17.   In BRITCITS the Master of the Rolls said at 61:

 

61.   Nor do I accept the submission that there is always family life which engages Article 8 of the Convention whenever a UK citizen with an elderly parent resident outside the UK wishes to bring the parent to the UK to look after the parent. Whether or not there is family life at the moment of the application will depend on all the facts as to the relationship between parent and adult child and its history : Kugathas v Secretary of State for the Home Department [2003] EWCA Civ 170, [2003] INLR170, at [19], [25]

 

74....  I reject the appellant's submission that there is family life which engages Article 8 in every case where a UK sponsor wishes to bring their elderly parent to the UK to look after them. As Sedley LJ said in  Kugathas at [18], [24] and [25] with regard to an adult, neither blood ties nor the concern and affection that ordinarily go with them are, by themselves or together, enough to constitute family life; there is no presumption that a person has a family life, even with the members of a person's immediate family. The court has to scrutinise all the relevant factors. There must be something more than normal emotional ties.

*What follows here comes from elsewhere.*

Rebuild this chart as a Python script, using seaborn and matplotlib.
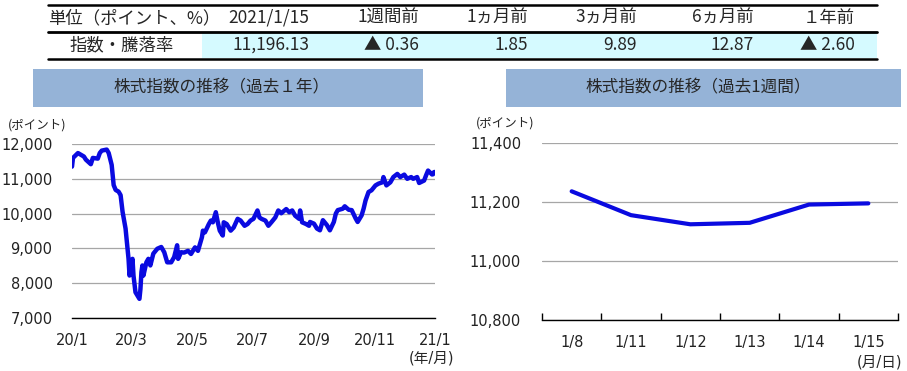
import pandas as pd
import numpy as np
import matplotlib
matplotlib.use("Agg")
import matplotlib.pyplot as plt
from matplotlib.patches import Rectangle
import seaborn as sns

# ---- データ ----
unit_label = "単位（ポイント、%）"
row_label = "指数・騰落率"
table_cols = ["2021/1/15", "1週間前", "1ヵ月前", "3ヵ月前", "6ヵ月前", "１年前"]
table_values = [11196.13, -0.36, 1.85, 9.89, 12.87, -2.60]

year_dates = [
    "2020-01-15", "2020-01-16", "2020-01-21", "2020-01-27", "2020-01-29", "2020-02-03",
    "2020-02-05", "2020-02-10", "2020-02-12", "2020-02-14", "2020-02-19", "2020-02-21",
    "2020-02-24", "2020-02-26", "2020-02-28", "2020-03-02", "2020-03-04", "2020-03-06",
    "2020-03-09", "2020-03-11", "2020-03-12", "2020-03-13", "2020-03-16", "2020-03-17",
    "2020-03-19", "2020-03-23", "2020-03-24", "2020-03-25", "2020-03-26", "2020-03-27",
    "2020-03-30", "2020-04-01", "2020-04-03", "2020-04-06", "2020-04-10", "2020-04-14",
    "2020-04-17", "2020-04-20", "2020-04-24", "2020-04-27", "2020-04-30", "2020-05-01",
    "2020-05-04", "2020-05-07", "2020-05-11", "2020-05-14", "2020-05-18", "2020-05-21",
    "2020-05-25", "2020-05-26", "2020-05-28", "2020-06-01", "2020-06-03", "2020-06-05",
    "2020-06-08", "2020-06-10", "2020-06-12", "2020-06-15", "2020-06-16", "2020-06-19",
    "2020-06-23", "2020-06-26", "2020-06-30", "2020-07-03", "2020-07-07", "2020-07-10",
    "2020-07-13", "2020-07-16", "2020-07-20", "2020-07-22", "2020-07-24", "2020-07-28",
    "2020-07-31", "2020-08-03", "2020-08-07", "2020-08-10", "2020-08-13", "2020-08-18",
    "2020-08-21", "2020-08-24", "2020-08-27", "2020-08-31", "2020-09-01", "2020-09-03",
    "2020-09-07", "2020-09-10", "2020-09-11", "2020-09-15", "2020-09-18", "2020-09-21",
    "2020-09-24", "2020-09-28", "2020-10-01", "2020-10-05", "2020-10-07", "2020-10-09",
    "2020-10-14", "2020-10-16", "2020-10-20", "2020-10-23", "2020-10-27", "2020-10-29",
    "2020-11-02", "2020-11-04", "2020-11-06", "2020-11-09", "2020-11-12", "2020-11-16",
    "2020-11-19", "2020-11-23", "2020-11-24", "2020-11-27", "2020-12-01", "2020-12-04",
    "2020-12-08", "2020-12-11", "2020-12-15", "2020-12-18", "2020-12-22", "2020-12-24",
    "2020-12-28", "2020-12-30", "2021-01-04", "2021-01-06", "2021-01-08", "2021-01-11",
    "2021-01-12", "2021-01-13", "2021-01-14", "2021-01-15",
]
year_values = [
    11350, 11600, 11740, 11640, 11550, 11420,
    11600, 11580, 11740, 11810, 11840, 11740,
    11400, 10820, 10680, 10630, 10530, 10050,
    9570, 8990, 8700, 8220, 8700, 8220,
    7740, 7550, 7830, 8320, 8510, 8220,
    8600, 8700, 8510, 8850, 8990, 9040,
    8890, 8600, 8600, 8750, 9090, 8700,
    8890, 8880, 8930, 8840, 9030, 8930,
    9320, 9510, 9460, 9700, 9800, 9750,
    10040, 9750, 9510, 9370, 9750, 9700,
    9510, 9600, 9850, 9800, 9650, 9700,
    9800, 9850, 10090, 9890, 9850, 9800,
    9650, 9750, 9890, 10090, 10010, 10130,
    10040, 10090, 9940, 9850, 10090, 9750,
    9700, 9650, 9760, 9710, 9570, 9520,
    9810, 9670, 9520, 9760, 10000, 10100,
    10140, 10210, 10110, 10100, 9860, 9760,
    9950, 10140, 10380, 10620, 10670, 10810,
    10860, 10900, 11050, 10810, 10900, 11050,
    11140, 11050, 11120, 11000, 11050, 11000,
    11050, 10880, 10950, 11100, 11237, 11156,
    11125, 11130, 11192, 11196,
]
year_ticks = ["2020-01-15", "2020-03-15", "2020-05-15", "2020-07-15",
              "2020-09-15", "2020-11-15", "2021-01-15"]
year_ticklabels = ["20/1", "20/3", "20/5", "20/7", "20/9", "20/11", "21/1"]

week_days = ["1/8", "1/11", "1/12", "1/13", "1/14", "1/15"]
week_values = [11237, 11156, 11125, 11130, 11192, 11196]

BLUE = "#0A0AE0"
GRID = "#A6A6A6"
TITLE_BG = "#95B3D7"
CYAN = "#D5FAFF"

sns.set_theme(style="white")
plt.rcParams['font.family'] = ['DejaVu Sans', 'Noto Sans CJK JP']
JP = ['Noto Sans CJK JP', 'DejaVu Sans']

fig = plt.figure(figsize=(9.07, 3.71), dpi=100)

# 背景(ピクセル座標): 表とタイトル
bg = fig.add_axes([0, 0, 1, 1])
bg.set_xlim(0, 907)
bg.set_ylim(371, 0)
bg.axis('off')

bg.add_patch(Rectangle((202, 33), 675, 25, color=CYAN, lw=0))
bg.plot([48, 877], [5, 5], color='black', lw=1.8)
bg.plot([48, 877], [31.5, 31.5], color='black', lw=2)
bg.plot([48, 877], [58.5, 58.5], color='black', lw=1.8)

bg.text(48, 18, unit_label, ha='left', va='center', fontsize=12.5, family=JP)
bg.text(122, 45, row_label, ha='center', va='center', fontsize=12.5, family=JP)
col_right = [309, 419, 528, 637, 754, 855]
for xr, c, v in zip(col_right, table_cols, table_values):
    bg.text(xr, 18, c, ha='right', va='center', fontsize=12.5, family=JP)
    s = f"▲ {abs(v):.2f}" if v < 0 else f"{v:,.2f}"
    bg.text(xr, 45, s, ha='right', va='center', fontsize=12.5, family=JP)

bg.add_patch(Rectangle((33, 69), 390, 38, color=TITLE_BG, lw=0))
bg.text(222, 88, "株式指数の推移（過去１年）", ha='center', va='center', fontsize=12, family=JP)
bg.add_patch(Rectangle((506, 69), 395, 38, color=TITLE_BG, lw=0))
bg.text(698, 88, "株式指数の推移（過去1週間）", ha='center', va='center', fontsize=12, family=JP)

bg.text(8, 125, "(ポイント)", ha='left', va='center', fontsize=9, family=JP)
bg.text(476, 123, "(ポイント)", ha='left', va='center', fontsize=9, family=JP)
bg.text(432, 358, "(年/月)", ha='center', va='center', fontsize=10.5)
bg.text(880, 362, "(月/日)", ha='center', va='center', fontsize=10.5)

# 過去1年
ax1 = fig.add_axes([72/907, 1-318/371, (435-72)/907, (318-144)/371])
df_year = pd.DataFrame({"date": pd.to_datetime(year_dates), "value": year_values})
sns.lineplot(data=df_year, x="date", y="value", ax=ax1, color=BLUE, lw=3.2)
ax1.set_xlim(pd.Timestamp("2020-01-15"), pd.Timestamp("2021-01-15"))
ax1.set_ylim(7000, 12000)
ax1.set_yticks(range(7000, 12001, 1000))
ax1.set_yticklabels([f"{v:,}" for v in range(7000, 12001, 1000)])
ax1.set_xticks(pd.to_datetime(year_ticks))
ax1.set_xticklabels(year_ticklabels)

# 過去1週間
ax2 = fig.add_axes([542/907, 1-320/371, (898-542)/907, (320-143.3)/371])
df_week = pd.DataFrame({"day": week_days, "value": week_values})
sns.lineplot(data=df_week, x="day", y="value", ax=ax2, color=BLUE, lw=3, sort=False)
ax2.set_xlim(-0.5, len(week_days) - 0.5)
ax2.set_ylim(10800, 11400)
ax2.set_yticks(range(10800, 11401, 200))
ax2.set_yticklabels([f"{v:,}" for v in range(10800, 11401, 200)])
ax2.set_xticks(np.arange(-0.5, len(week_days), 1), minor=True)

for ax, ypad in [(ax1, 14), (ax2, 15)]:
    ax.set_facecolor('none')
    ax.set_xlabel("")
    ax.set_ylabel("")
    for s in ["left", "top", "right"]:
        ax.spines[s].set_visible(False)
    ax.spines["bottom"].set_color("black")
    ax.spines["bottom"].set_linewidth(1)
    ax.yaxis.grid(True, color=GRID, lw=0.9)
    ax.xaxis.grid(False)
    ax.set_axisbelow(True)
    ax.tick_params(axis='y', length=0, pad=ypad, labelsize=10.5, colors='#222222')
    ax.tick_params(axis='x', labelsize=10.5, colors='#222222', pad=11)

ax1.tick_params(axis='x', which='major', direction='in', length=5, width=1, color='black')
ax2.tick_params(axis='x', which='major', length=0)
ax2.tick_params(axis='x', which='minor', direction='in', length=5, width=1, color='black', bottom=True)

fig.savefig("out.png", dpi=100)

As Lord Bingham said in  Huang at [18]:

"Matters such as the age, health and vulnerability of the applicant, the closeness and previous history of the family, the applicant's dependence on the financial and emotional support of the family, the prevailing cultural tradition and conditions in the country of origin and many other factors may all be relevant."

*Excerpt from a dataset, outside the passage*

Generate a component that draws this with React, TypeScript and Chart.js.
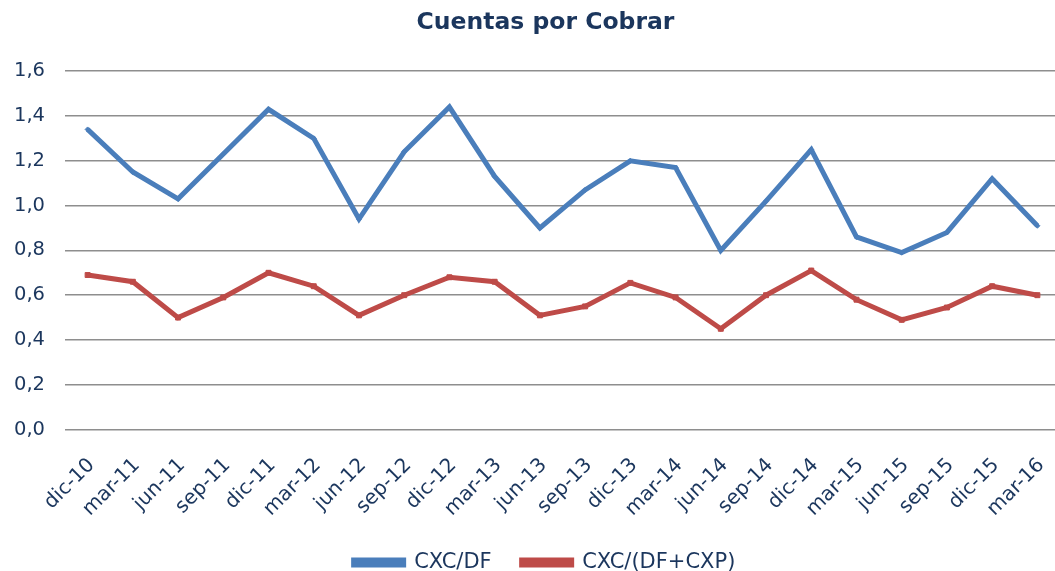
import React, { useEffect, useRef } from "react";
import { Chart, registerables } from "chart.js";

Chart.register(...registerables);

const categories = [
  "dic-10", "mar-11", "jun-11", "sep-11", "dic-11", "mar-12", "jun-12", "sep-12",
  "dic-12", "mar-13", "jun-13", "sep-13", "dic-13", "mar-14", "jun-14", "sep-14",
  "dic-14", "mar-15", "jun-15", "sep-15", "dic-15", "mar-16",
];

const cxcDf = [
  1.34, 1.15, 1.03, 1.23, 1.43, 1.30, 0.94, 1.24,
  1.44, 1.13, 0.90, 1.07, 1.20, 1.17, 0.80, 1.02,
  1.25, 0.86, 0.79, 0.88, 1.12, 0.91,
];

const cxcDfCxp = [
  0.69, 0.66, 0.50, 0.59, 0.70, 0.64, 0.51, 0.60,
  0.68, 0.66, 0.51, 0.55, 0.655, 0.59, 0.45, 0.60,
  0.71, 0.58, 0.49, 0.545, 0.64, 0.60,
];

const seriesNames = ["CXC/DF", "CXC/(DF+CXP)"];
const titleText = "Cuentas por Cobrar";

const TEXT = "#1B365D";
const BLUE = "#4A7EBB";
const RED = "#BE4B48";
const FONT = "'DejaVu Sans', Verdana, sans-serif";
const CANVAS_W = 1065;

const shiftBoxes = {
  id: "shiftBoxes",
  afterLayout(chart: any) {
    const t = chart.titleBlock;
    if (t) {
      t.left = 1091 - CANVAS_W;
      t.width = t.right - t.left;
    }
    const l = chart.legend;
    if (l) {
      l.left = 14 + (1075 - CANVAS_W);
      l.width = l.right - l.left;
      l.top += 12;
      l.bottom += 12;
    }
    const x = chart.scales.x;
    if (x) {
      x.bottom = chart.height;
    }
  },
};

export default function App() {
  const ref = useRef<HTMLCanvasElement | null>(null);

  useEffect(() => {
    if (!ref.current) return;
    const chart = new Chart(ref.current, {
      type: "line",
      data: {
        labels: categories,
        datasets: [
          {
            label: seriesNames[0],
            data: cxcDf,
            borderColor: BLUE,
            backgroundColor: BLUE,
            borderWidth: 5,
            pointStyle: "rectRot",
            pointRadius: 2.5,
            pointBorderWidth: 1,
            tension: 0,
          },
          {
            label: seriesNames[1],
            data: cxcDfCxp,
            borderColor: RED,
            backgroundColor: RED,
            borderWidth: 5,
            pointStyle: "rect",
            pointRadius: 3.5,
            pointBorderWidth: 1,
            tension: 0,
          },
        ],
      },
      options: {
        responsive: false,
        animation: false,
        layout: { padding: 0 },
        plugins: {
          title: {
            display: true,
            text: titleText,
            color: TEXT,
            font: { family: FONT, size: 23.5, weight: "bold" },
            padding: { top: 9, bottom: 34 },
          },
          legend: {
            display: true,
            position: "bottom",
            labels: {
              color: TEXT,
              font: { family: FONT, size: 21 },
              boxWidth: 50,
              boxHeight: 5,
              padding: 30,
            },
          },
          tooltip: { enabled: false },
        },
        scales: {
          x: {
            offset: true,
            grid: {
              display: true,
              drawOnChartArea: false,
              drawTicks: true,
              tickLength: 21,
              color: "rgba(0,0,0,0)",
            },
            border: { display: false },
            afterFit: (scale: any) => {
              scale.height -= 14;
            },
            ticks: {
              color: TEXT,
              font: { family: FONT, size: 20 },
              minRotation: 45,
              maxRotation: 45,
              autoSkip: false,
              padding: 3,
              labelOffset: 4,
            },
          },
          y: {
            min: 0,
            max: 1.6,
            afterFit: (scale: any) => {
              scale.width = 65;
            },
            grid: { color: "#8E8E8E", lineWidth: 1.6, drawTicks: false },
            border: { display: false },
            ticks: {
              stepSize: 0.2,
              color: TEXT,
              font: { family: FONT, size: 19.5 },
              padding: 20,
              callback: (v: any) => Number(v).toFixed(1).replace(".", ","),
            },
          },
        },
      },
      plugins: [shiftBoxes],
    } as any);
    return () => chart.destroy();
  }, []);

  return (
    <div style={{ position: "fixed", left: 0, top: 0, width: 1055, height: 571, overflow: "hidden", background: "#fff" }}>
      <canvas ref={ref} width={CANVAS_W} height={571} style={{ display: "block" }} />
    </div>
  );
}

18.   Based on the history recorded, the finding of the existence of family life in the circumstance was one open to the judge on the evidence. The point made by the judge was that this family life did not suddenly come into existence during the short time when the appellant overstayed but had developed over many years. The judge refers to the ties developing in the course of visits in the United Kingdom and in India and Dubai. The judge referred to the sponsor having lived with the appellant from childhood until he came to the United Kingdom in 2004.Clearly, the judge was setting out the factors for the finding of family life in the circumstance.

 

19.   At paragraph 33 the judge refers to public interest considerations in section 117 B. The judge acknowledges that effective immigration control is always in the public interest and that little weight should be given to a private life established when the person's immigration status is precarious. The judge then goes on to make the point that the relationships have not been developed when he was in the country illegally or when his status was precarious because family relationships developed over a large number of years. I see nothing wrong with this statement .

 

20.   The judge had earlier noted the sponsor's financial position, indicating the appellant could be adequately maintained. Given his age, he would be exempt from the English language requirement. The judge set out his immigration history and the period of overstaying was brief and the judge set out that the family have always tried to comply with the immigration rules.

 

21.   I find this to be a carefully analysed decision in which the judge had due regard not only to the interests of the appellant but also the public interest considerations. In conclusion, I find no material error of law demonstrated.

 

Decision

 

I find no material error of law established in the decision of First-tier Tribunal Judge D Barker. Consequently, that decision allowing the appeal shall stand.

 

Deputy Upper Tribunal Judge Farrelly.